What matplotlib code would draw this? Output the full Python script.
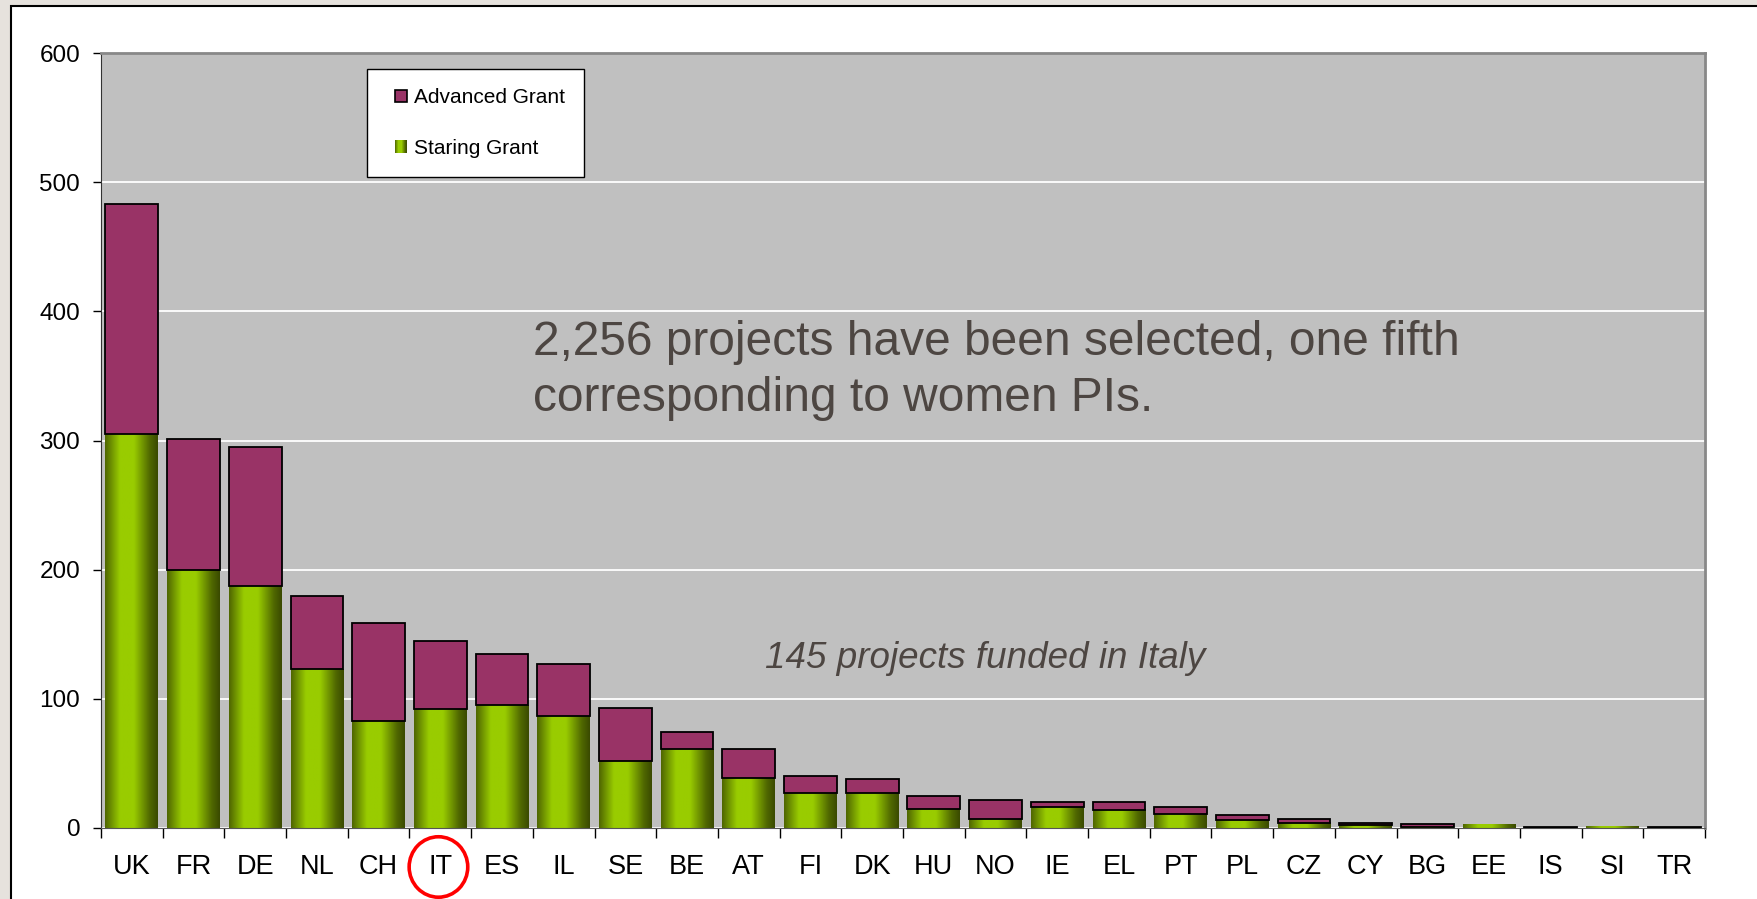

◇ ◇ ◇ ◇ ◇

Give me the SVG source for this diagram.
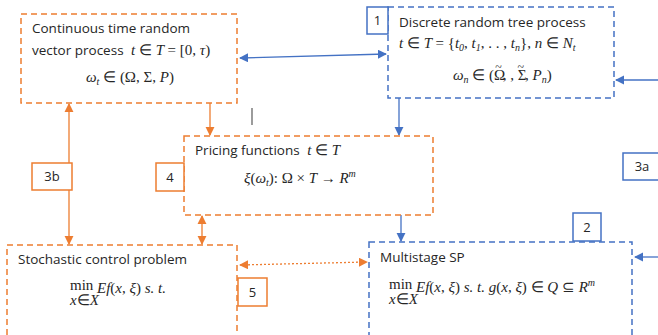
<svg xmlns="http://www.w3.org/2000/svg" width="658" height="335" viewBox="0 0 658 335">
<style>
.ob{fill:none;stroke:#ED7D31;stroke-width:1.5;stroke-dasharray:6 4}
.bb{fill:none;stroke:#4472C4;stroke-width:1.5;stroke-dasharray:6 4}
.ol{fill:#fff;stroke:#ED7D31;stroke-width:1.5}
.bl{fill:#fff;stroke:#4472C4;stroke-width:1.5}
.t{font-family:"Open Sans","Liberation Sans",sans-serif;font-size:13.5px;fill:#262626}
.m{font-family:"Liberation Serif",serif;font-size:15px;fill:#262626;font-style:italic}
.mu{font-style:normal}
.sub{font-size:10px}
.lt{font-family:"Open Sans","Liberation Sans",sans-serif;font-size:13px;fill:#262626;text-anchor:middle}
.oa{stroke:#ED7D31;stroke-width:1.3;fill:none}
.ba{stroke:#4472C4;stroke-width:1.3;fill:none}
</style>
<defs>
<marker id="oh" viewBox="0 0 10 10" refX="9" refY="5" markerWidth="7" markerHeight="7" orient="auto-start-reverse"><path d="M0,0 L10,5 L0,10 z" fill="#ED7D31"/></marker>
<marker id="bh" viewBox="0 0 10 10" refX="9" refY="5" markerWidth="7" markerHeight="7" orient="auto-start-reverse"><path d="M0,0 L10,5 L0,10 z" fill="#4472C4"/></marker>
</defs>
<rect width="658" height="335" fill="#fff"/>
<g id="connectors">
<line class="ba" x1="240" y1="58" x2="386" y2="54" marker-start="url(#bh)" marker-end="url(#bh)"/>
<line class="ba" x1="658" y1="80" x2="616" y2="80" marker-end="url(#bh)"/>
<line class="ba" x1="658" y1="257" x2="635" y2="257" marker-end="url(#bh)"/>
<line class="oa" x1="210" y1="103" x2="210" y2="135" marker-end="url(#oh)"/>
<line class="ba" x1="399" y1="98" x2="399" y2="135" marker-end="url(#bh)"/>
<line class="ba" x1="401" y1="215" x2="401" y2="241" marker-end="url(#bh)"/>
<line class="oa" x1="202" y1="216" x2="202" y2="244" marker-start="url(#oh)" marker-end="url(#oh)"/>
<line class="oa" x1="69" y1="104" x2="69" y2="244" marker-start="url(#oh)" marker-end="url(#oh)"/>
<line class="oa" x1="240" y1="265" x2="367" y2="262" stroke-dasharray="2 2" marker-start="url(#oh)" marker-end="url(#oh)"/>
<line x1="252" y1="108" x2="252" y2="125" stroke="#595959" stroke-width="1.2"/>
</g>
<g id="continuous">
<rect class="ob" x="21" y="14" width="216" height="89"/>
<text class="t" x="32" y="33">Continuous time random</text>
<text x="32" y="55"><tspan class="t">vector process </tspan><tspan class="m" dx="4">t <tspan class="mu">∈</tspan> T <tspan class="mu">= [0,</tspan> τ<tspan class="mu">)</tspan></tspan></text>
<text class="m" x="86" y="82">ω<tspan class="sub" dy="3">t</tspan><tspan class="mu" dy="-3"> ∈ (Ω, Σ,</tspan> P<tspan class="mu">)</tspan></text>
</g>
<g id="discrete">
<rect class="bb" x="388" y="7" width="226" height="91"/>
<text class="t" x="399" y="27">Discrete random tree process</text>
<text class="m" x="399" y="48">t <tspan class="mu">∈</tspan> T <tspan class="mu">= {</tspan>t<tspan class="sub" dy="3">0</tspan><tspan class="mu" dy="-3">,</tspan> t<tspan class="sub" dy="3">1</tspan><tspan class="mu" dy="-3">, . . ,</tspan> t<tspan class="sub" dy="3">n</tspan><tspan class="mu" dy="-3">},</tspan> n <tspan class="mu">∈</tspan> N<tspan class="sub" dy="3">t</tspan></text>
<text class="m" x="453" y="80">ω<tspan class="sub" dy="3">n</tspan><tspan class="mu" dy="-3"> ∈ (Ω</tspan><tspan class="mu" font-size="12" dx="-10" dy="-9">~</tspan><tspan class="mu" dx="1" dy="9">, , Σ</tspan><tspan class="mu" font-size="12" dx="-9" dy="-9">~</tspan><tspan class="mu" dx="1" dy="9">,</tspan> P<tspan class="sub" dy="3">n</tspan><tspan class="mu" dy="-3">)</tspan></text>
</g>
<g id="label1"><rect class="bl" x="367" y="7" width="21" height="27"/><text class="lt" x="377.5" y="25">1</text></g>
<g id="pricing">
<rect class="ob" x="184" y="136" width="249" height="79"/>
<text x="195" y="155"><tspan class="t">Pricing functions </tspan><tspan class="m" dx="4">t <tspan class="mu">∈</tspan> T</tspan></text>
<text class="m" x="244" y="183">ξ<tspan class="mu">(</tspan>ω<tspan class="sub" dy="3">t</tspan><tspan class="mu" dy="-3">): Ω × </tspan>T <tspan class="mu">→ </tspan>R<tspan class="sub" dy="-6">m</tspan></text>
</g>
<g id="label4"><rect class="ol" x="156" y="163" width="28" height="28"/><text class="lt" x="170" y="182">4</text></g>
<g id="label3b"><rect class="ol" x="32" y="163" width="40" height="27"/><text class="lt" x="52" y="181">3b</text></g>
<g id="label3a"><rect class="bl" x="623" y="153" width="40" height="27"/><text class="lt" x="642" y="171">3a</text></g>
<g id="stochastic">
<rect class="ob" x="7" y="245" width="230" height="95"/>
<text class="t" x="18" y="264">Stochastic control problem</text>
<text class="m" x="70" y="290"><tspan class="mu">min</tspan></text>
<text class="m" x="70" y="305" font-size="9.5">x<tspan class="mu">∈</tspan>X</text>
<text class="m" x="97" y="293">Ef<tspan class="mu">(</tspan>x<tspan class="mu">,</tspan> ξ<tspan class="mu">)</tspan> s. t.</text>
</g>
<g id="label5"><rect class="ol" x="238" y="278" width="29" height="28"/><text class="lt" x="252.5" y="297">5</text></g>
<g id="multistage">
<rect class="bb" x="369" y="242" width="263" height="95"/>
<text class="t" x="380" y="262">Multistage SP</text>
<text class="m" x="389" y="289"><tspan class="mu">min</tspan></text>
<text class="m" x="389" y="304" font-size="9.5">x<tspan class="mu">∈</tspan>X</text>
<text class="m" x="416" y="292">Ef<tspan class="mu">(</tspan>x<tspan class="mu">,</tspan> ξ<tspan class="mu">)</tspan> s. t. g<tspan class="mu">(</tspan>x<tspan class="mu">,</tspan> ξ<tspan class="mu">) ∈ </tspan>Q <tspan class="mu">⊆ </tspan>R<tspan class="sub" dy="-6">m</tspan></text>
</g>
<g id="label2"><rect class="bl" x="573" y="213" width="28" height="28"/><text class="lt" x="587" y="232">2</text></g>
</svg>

◇ ◇ ◇ ◇ ◇

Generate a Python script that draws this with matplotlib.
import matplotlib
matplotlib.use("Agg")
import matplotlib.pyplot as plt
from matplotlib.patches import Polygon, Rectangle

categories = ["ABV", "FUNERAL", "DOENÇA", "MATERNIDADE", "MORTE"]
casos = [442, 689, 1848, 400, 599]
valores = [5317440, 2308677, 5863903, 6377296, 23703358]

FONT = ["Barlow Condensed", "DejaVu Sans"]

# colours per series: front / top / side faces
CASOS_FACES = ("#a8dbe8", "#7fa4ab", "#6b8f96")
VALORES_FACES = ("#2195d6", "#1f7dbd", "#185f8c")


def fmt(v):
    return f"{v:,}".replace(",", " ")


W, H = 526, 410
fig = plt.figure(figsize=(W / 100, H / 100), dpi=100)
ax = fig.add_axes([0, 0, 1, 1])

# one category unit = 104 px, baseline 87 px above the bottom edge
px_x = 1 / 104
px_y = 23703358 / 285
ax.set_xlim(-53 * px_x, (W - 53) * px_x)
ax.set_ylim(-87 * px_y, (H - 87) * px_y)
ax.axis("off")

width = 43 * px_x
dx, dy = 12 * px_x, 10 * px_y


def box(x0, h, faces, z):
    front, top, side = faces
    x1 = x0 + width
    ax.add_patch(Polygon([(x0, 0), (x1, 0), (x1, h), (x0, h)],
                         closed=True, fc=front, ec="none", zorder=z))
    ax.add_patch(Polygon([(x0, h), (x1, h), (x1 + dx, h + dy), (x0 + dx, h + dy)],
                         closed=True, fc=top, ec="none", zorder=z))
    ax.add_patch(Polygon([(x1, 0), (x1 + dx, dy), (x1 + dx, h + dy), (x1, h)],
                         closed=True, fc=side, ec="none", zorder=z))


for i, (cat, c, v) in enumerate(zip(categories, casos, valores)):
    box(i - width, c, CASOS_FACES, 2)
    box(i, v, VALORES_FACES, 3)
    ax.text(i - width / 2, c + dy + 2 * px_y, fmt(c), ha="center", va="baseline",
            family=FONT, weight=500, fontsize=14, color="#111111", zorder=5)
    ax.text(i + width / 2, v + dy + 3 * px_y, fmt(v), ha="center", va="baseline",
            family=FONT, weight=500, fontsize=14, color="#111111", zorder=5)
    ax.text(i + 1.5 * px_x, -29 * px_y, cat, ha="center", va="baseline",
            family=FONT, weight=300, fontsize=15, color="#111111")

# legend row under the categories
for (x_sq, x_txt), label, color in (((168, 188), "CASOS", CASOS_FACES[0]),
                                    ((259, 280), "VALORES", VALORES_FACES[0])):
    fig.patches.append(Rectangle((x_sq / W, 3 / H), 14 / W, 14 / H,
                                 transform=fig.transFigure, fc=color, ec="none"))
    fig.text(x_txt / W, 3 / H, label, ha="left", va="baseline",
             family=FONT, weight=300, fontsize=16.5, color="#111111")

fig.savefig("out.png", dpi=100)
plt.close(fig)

◇ ◇ ◇ ◇ ◇

= Problem statement =
Find every line above that contains the word "this", and return each one.

= Response =
What matplotlib code would draw this? Output the full Python script.
Give me the SVG source for this diagram.
Generate a Python script that draws this with matplotlib.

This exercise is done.